Assad, it is worth repeating, is himself being targeted by the same forces that attacked Lower Manhattan on 9/11. That the enemies of Assad are—and will remain—our enemies too often gets lost in the reporting and analysis.
Yet, according to Roth and Sly, the CIA has launched a covert operation that has been “widely credited with having helped rebel advances over the past six months in the areas now being targeted by the Russians.” By whom this heretofore little-known CIA success story has been “widely credited” is left unmentioned by the authors.

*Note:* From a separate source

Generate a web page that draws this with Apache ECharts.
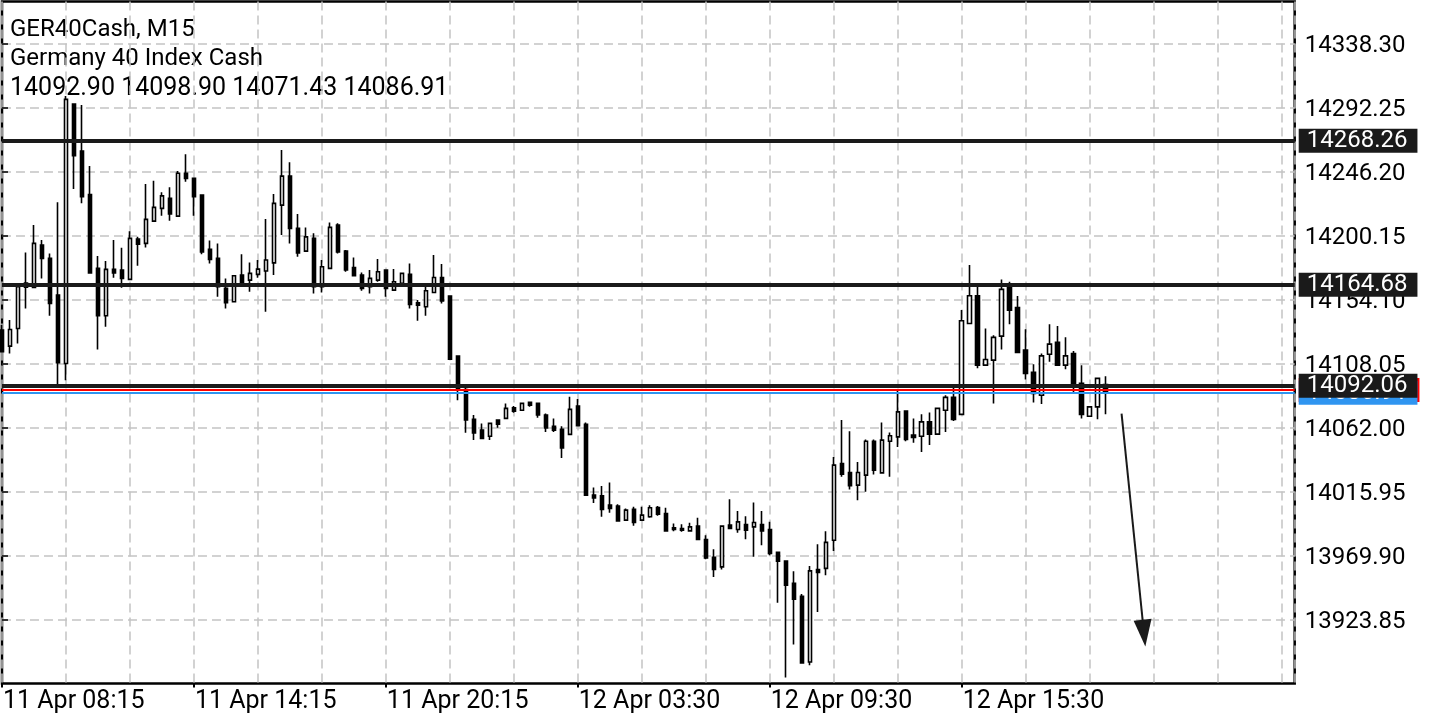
<!DOCTYPE html>
<html><head><meta charset="utf-8">
<script src="https://cdn.jsdelivr.net/npm/echarts@6/dist/echarts.min.js"></script>
<style>html,body{margin:0;padding:0;background:#fff}#c{width:1440px;height:720px}</style>
</head><body><div id="c"></div>
<script>
const headerLines = ['GER40Cash, M15', 'Germany 40 Index Cash'];
const xTickBars = [0, 24, 48, 72, 96, 120];
const xTickLabels = ['11 Apr 08:15', '11 Apr 14:15', '11 Apr 20:15', '12 Apr 03:30', '12 Apr 09:30', '12 Apr 15:30'];
const yTickLabels = ['13923.85', '13969.90', '14015.95', '14062.00', '14108.05', '14154.10', '14200.15', '14246.20', '14292.25', '14338.30'];

const opens = [14132.0,14120.5,14133.2,14162.9,14162.7,14193.2,14183.6,14157.2,14108.0,14294.6,
14260.8,14229.6,14176.4,14142.3,14175.7,14175.2,14168.5,14197.5,14194.4,14210.4,
14219.6,14226.8,14214.0,14244.8,14241.2,14229.1,14190.1,14183.6,14162.0,14152.4,
14171.6,14168.0,14172.1,14174.5,14180.4,14221.9,14242.8,14205.2,14188.8,14198.0,
14163.2,14176.4,14207.6,14188.8,14177.1,14171.6,14163.2,14168.0,14175.2,14160.8,
14165.6,14172.1,14151.7,14148.8,14159.1,14169.9,14156.5,14113.3,14089.3,14067.8,
14060.1,14055.7,14067.3,14068.5,14076.1,14074.4,14080.0,14079.3,14070.9,14062.9,
14060.6,14057.0,14077.3,14064.2,14013.3,14012.8,14006.1,14005.4,13995.3,14003.2,
13995.3,13997.7,14004.4,14000.1,13989.8,13989.3,13987.6,13991.0,13981.4,13968.5,
13961.7,13991.7,13988.6,13992.2,13990.5,13992.2,13988.6,13972.1,13965.8,13949.8,
13940.6,13893.3,13959.8,13960.6,13980.9,14036.1,14029.6,14020.5,14027.7,14052.1,
14029.3,14052.1,14055.2,14073.7,14056.5,14055.7,14066.0,14057.2,14074.4,14083.6,
14071.4,14136.8,14156.7,14106.8,14110.4,14127.7,14163.2,14148.3,14117.6,14101.6,
14085.2,14114.7,14123.2,14106.8,14115.2,14093.7,14070.1,14076.8,14092.90];
const closes = [14116.4,14132.5,14163.2,14165.8,14194.4,14183.6,14151.2,14108.5,14298.0,14257.4,
14227.9,14173.2,14142.3,14175.7,14173.2,14169.2,14198.0,14193.9,14211.7,14220.3,
14228.6,14215.5,14244.8,14241.2,14227.9,14188.3,14182.9,14163.2,14151.7,14171.1,
14165.6,14172.8,14175.9,14182.4,14223.2,14242.8,14205.2,14187.6,14199.1,14163.2,
14177.6,14205.9,14188.3,14175.2,14171.1,14162.0,14169.2,14174.0,14162.0,14166.8,
14172.8,14150.5,14150.0,14160.3,14169.9,14152.9,14111.1,14089.3,14067.3,14058.1,
14054.1,14064.9,14064.4,14075.7,14073.7,14079.3,14078.0,14070.9,14061.7,14060.1,
14047.3,14075.0,14063.2,14013.3,14011.3,14003.0,14003.7,13994.8,14002.5,13993.6,
13998.9,14004.2,13999.6,13987.6,13988.6,13988.1,13990.5,13981.4,13968.2,13959.8,
13991.0,13989.3,13994.1,13988.1,13993.6,13987.6,13971.3,13965.8,13948.5,13938.5,
13892.6,13958.8,13957.7,13979.3,14034.9,14028.4,14020.0,14029.6,14052.1,14031.3,
14052.9,14056.0,14073.2,14053.4,14054.8,14066.0,14057.2,14075.7,14083.6,14067.8,
14138.7,14156.7,14106.8,14110.9,14126.8,14161.3,14146.4,14116.0,14100.9,14086.5,
14113.5,14121.9,14106.8,14113.5,14093.7,14071.4,14076.8,14097.3,14086.91];
const lows = [14116.2,14115.2,14122.4,14147.6,14162.7,14169.2,14142.3,14092.4,14096.0,14233.5,
14223.2,14173.2,14118.1,14134.4,14169.6,14162.4,14168.5,14178.3,14191.5,14210.4,
14214.2,14210.6,14214.0,14238.7,14214.2,14186.5,14180.0,14156.0,14147.6,14152.4,
14165.6,14159.6,14169.6,14145.2,14171.6,14200.4,14194.4,14184.7,14188.8,14158.4,
14159.1,14176.4,14187.2,14174.0,14171.1,14160.3,14158.4,14166.8,14156.0,14160.3,
14165.6,14147.6,14138.7,14142.3,14159.1,14151.2,14111.1,14081.6,14058.1,14052.9,
14054.1,14052.9,14061.7,14068.5,14072.5,14074.4,14076.8,14068.9,14058.8,14058.8,
14040.1,14057.0,14063.2,14012.8,14007.7,13997.7,14000.6,13994.1,13994.8,13991.2,
13995.3,13997.0,13998.4,13987.6,13987.4,13986.9,13986.9,13981.4,13967.2,13954.5,
13959.8,13989.3,13986.2,13981.6,13968.9,13977.3,13970.1,13935.8,13882.1,13905.9,
13892.2,13891.0,13929.3,13955.7,13973.2,14026.5,14017.4,14009.7,14015.7,14028.2,
14028.9,14026.5,14048.0,14052.1,14050.9,14044.4,14049.3,14057.2,14058.8,14066.7,
14071.4,14136.8,14104.5,14106.8,14079.3,14118.1,14136.3,14116.0,14096.5,14080.0,
14078.8,14109.2,14106.3,14103.9,14086.5,14068.5,14070.1,14067.8,14071.43];
const highs = [14135.6,14139.2,14163.7,14187.9,14207.6,14196.8,14187.2,14223.9,14300.4,14294.6,
14293.9,14250.0,14185.3,14181.7,14196.8,14191.2,14203.2,14199.1,14237.1,14239.4,
14231.1,14234.7,14246.4,14258.6,14241.2,14229.1,14196.4,14194.4,14169.2,14171.1,
14186.5,14180.7,14182.4,14211.9,14229.9,14261.5,14252.7,14215.5,14205.9,14201.6,
14182.4,14209.5,14208.8,14189.6,14184.3,14173.5,14175.2,14183.1,14175.2,14175.9,
14173.5,14180.0,14153.6,14163.2,14186.0,14179.5,14156.5,14113.3,14091.2,14070.9,
14064.9,14064.9,14067.3,14079.3,14077.5,14079.3,14080.0,14079.3,14072.1,14068.5,
14062.9,14084.0,14082.4,14065.6,14018.8,14019.8,14022.4,14006.8,14003.7,14004.9,
14004.9,14006.1,14005.4,14004.2,13992.9,13992.4,13993.4,13997.0,13984.5,13974.4,
13991.0,14010.4,14001.8,13998.2,14008.0,14001.8,13994.1,13972.1,13965.8,13958.6,
13942.1,13962.4,13978.0,13987.4,14040.8,14067.3,14059.3,14037.2,14053.4,14053.4,
14065.6,14058.4,14088.3,14073.7,14068.5,14071.4,14072.8,14075.7,14085.2,14091.2,
14146.4,14178.8,14163.2,14133.2,14128.4,14168.5,14166.8,14156.5,14132.7,14107.5,
14115.2,14136.3,14134.9,14126.8,14116.9,14106.8,14076.8,14097.7,14098.90];

const levelLines = [14268.26, 14164.68, 14092.06];
const askPrice = 14088.91;
const arrowFrom = [140, 14072];
const arrowTo = [142.8, 13914];

const last = opens.length - 1;
const bidPrice = closes[last];
const ohlcLine = [opens[last], highs[last], lows[last], closes[last]].map(v => v.toFixed(2)).join(' ');
const candleData = opens.map((o, i) => [i, o, closes[i], lows[i], highs[i]]);
const yTickValues = yTickLabels.map(Number);

const FONT = 'Roboto';
const gridLine = { show: true, lineStyle: { color: '#c4c4c4', width: 1.5, type: [9, 5] } };
const boxLabel = (bg, padR) => ({
  show: true, position: 'end', distance: 4,
  formatter: p => Number(p.value).toFixed(2),
  color: '#fff', backgroundColor: bg, fontSize: 24, fontFamily: FONT,
  lineHeight: 20, padding: [3, padR, 1, 8]
});

const chart = echarts.init(document.getElementById('c'), null, { renderer: 'canvas' });
chart.setOption({
  animation: false,
  backgroundColor: '#fff',
  grid: { left: 1.5, right: 145.3, top: 1.5, bottom: 36.5, show: true, borderColor: '#000', borderWidth: 2.5, backgroundColor: 'transparent' },
  xAxis: [
    { type: 'value', min: 0, max: 161.65, interval: 8,
      axisLine: { show: false }, axisTick: { show: false }, axisLabel: { show: false },
      splitLine: gridLine },
    { type: 'value', min: 0, max: 161.65, interval: 24, position: 'bottom',
      axisLine: { show: false }, splitLine: { show: false },
      axisTick: { show: true, length: 4, lineStyle: { color: '#000', width: 2 }, customValues: xTickBars },
      axisLabel: { show: true, customValues: xTickBars, align: 'left', margin: 6, padding: [0, 0, 0, 1],
        fontSize: 25, fontFamily: FONT, color: '#000',
        formatter: v => { const k = xTickBars.indexOf(Math.round(v)); return k >= 0 && Math.abs(v - xTickBars[k]) < 0.01 ? xTickLabels[k] : ''; } } }
  ],
  yAxis: {
    type: 'value', position: 'right', min: 13877.80, max: 14368.4, interval: 46.05,
    axisLine: { show: false },
    axisTick: { show: true, inside: false, length: 6, lineStyle: { color: '#000', width: 1.5 }, customValues: yTickValues },
    axisLabel: { margin: 10, color: '#000', customValues: yTickValues,
      rich: { v: { fontSize: 24, fontFamily: FONT, color: '#000', padding: [5, 0, 0, 0] } },
      formatter: v => { const k = yTickValues.findIndex(t => Math.abs(t - v) < 0.005); return k >= 0 ? '{v|' + yTickLabels[k] + '}' : ''; } },
    splitLine: gridLine
  },
  graphic: [
    { type: 'text', left: 10, top: 15, silent: true,
      style: { text: headerLines.join('\n'), fontSize: 24, fontFamily: FONT, lineHeight: 29.5, fill: '#000' } },
    { type: 'text', left: 10, top: 74, silent: true,
      style: { text: ohlcLine, fontSize: 25, fontFamily: FONT, lineHeight: 29.5, fill: '#000' } }
  ],
  series: [{
    type: 'candlestick', xAxisIndex: 0, yAxisIndex: 0,
    data: candleData, barWidth: 3.8,
    itemStyle: { color: '#fff', color0: '#000', borderColor: '#000', borderColor0: '#000', borderWidth: 1.6 },
    emphasis: { disabled: true },
    markLine: {
      silent: true, animation: false, symbol: ['none', 'none'], precision: 2,
      emphasis: { disabled: true },
      data: [
        { yAxis: askPrice, lineStyle: { color: '#ff0000', width: 2, type: 'solid' }, label: boxLabel('#ff0000', 12) },
        { yAxis: bidPrice, lineStyle: { color: '#2f95f0', width: 2, type: 'solid' }, label: boxLabel('#2f95f0', 10) },
        { yAxis: levelLines[0], lineStyle: { color: '#1a1a1a', width: 4, type: 'solid' }, label: boxLabel('#1a1a1a', 10) },
        { yAxis: levelLines[1], lineStyle: { color: '#1a1a1a', width: 4, type: 'solid' }, label: boxLabel('#1a1a1a', 10) },
        { yAxis: levelLines[2], lineStyle: { color: '#1a1a1a', width: 4, type: 'solid' }, label: boxLabel('#1a1a1a', 10) },
        [
          { coord: arrowFrom, symbol: 'none', lineStyle: { color: '#1a1a1a', width: 2, type: 'solid' }, label: { show: false } },
          { coord: arrowTo, symbol: 'triangle', symbolSize: [18, 27] }
        ]
      ]
    }
  }]
});
</script></body></html>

Further, we are informed that “continued airstrikes Friday suggested that Russia’s main priority remains the anti-Assad rebellion in northern and western Syria, which poses a greater threat to the regime’s control over Damascus, the capital, than the forces of the Islamic State, concentrated in the far north and east of the country.”
This is a rather masterful insinuation of Russian malfeasance where none exists. The airstrikes don’t merely “suggest” that that is Russia’s “main priority”: saving Damascus and ensuring the survival of the Assad regime has been Russia’s stated goal from the start.
The problem with the Post’s report is that it is undergirded by an assumption that only exists in Roth and Sly’s imaginations: If Russia would focus its firepower solely on ISIS, then the US-backed moderates would be able to swoop in to Damascus, peacefully overthrow Assad, and all shall be well.
The problem with this fantasy is that the moderates themselves are not “moderates” in any meaningful sense of the word, and Russia is not going to let Assad fall to them, to ISIS, or to anyone else.
But for the reporters at the Post, hope for a Russian failure springs eternal, and so the following day, October 3, Roth returned with a new co-author, Thomas Gibbons-Neff, to tell us that the Russian bear, which had seemed to be doing so much harm to our “moderate” Syrian allies, is actually little more than a paper tiger.
What, they ask, “can a limited deployment of Russian air power actually accomplish?”
According to the analysts Roth and Gibbons-Neff claimed to have spoken to, “unless it is significantly strengthened, Moscow’s contribution is unlikely to be decisive in the war.” Which analysts? Nobody knows, as the reporters don’t say.
Roth and Gibbons-Neff continue: “Russia faces several limitations in what it can accomplish with its forces in Syria. One is the age of its equipment.” So, perhaps, just maybe the Russians will fail in its mission to save a largely secular, multi-sectarian—and, yes, brutal—government from the hands of radical religious fundamentalists, leaving in its wake what the US-backed Sunni tyrannies of the Persian Gulf have so long desired: a Sunni-controlled Syria.
And it is then—when a radical Sunni fundamentalist state controls the entirety of Syria—that the real problems will begin.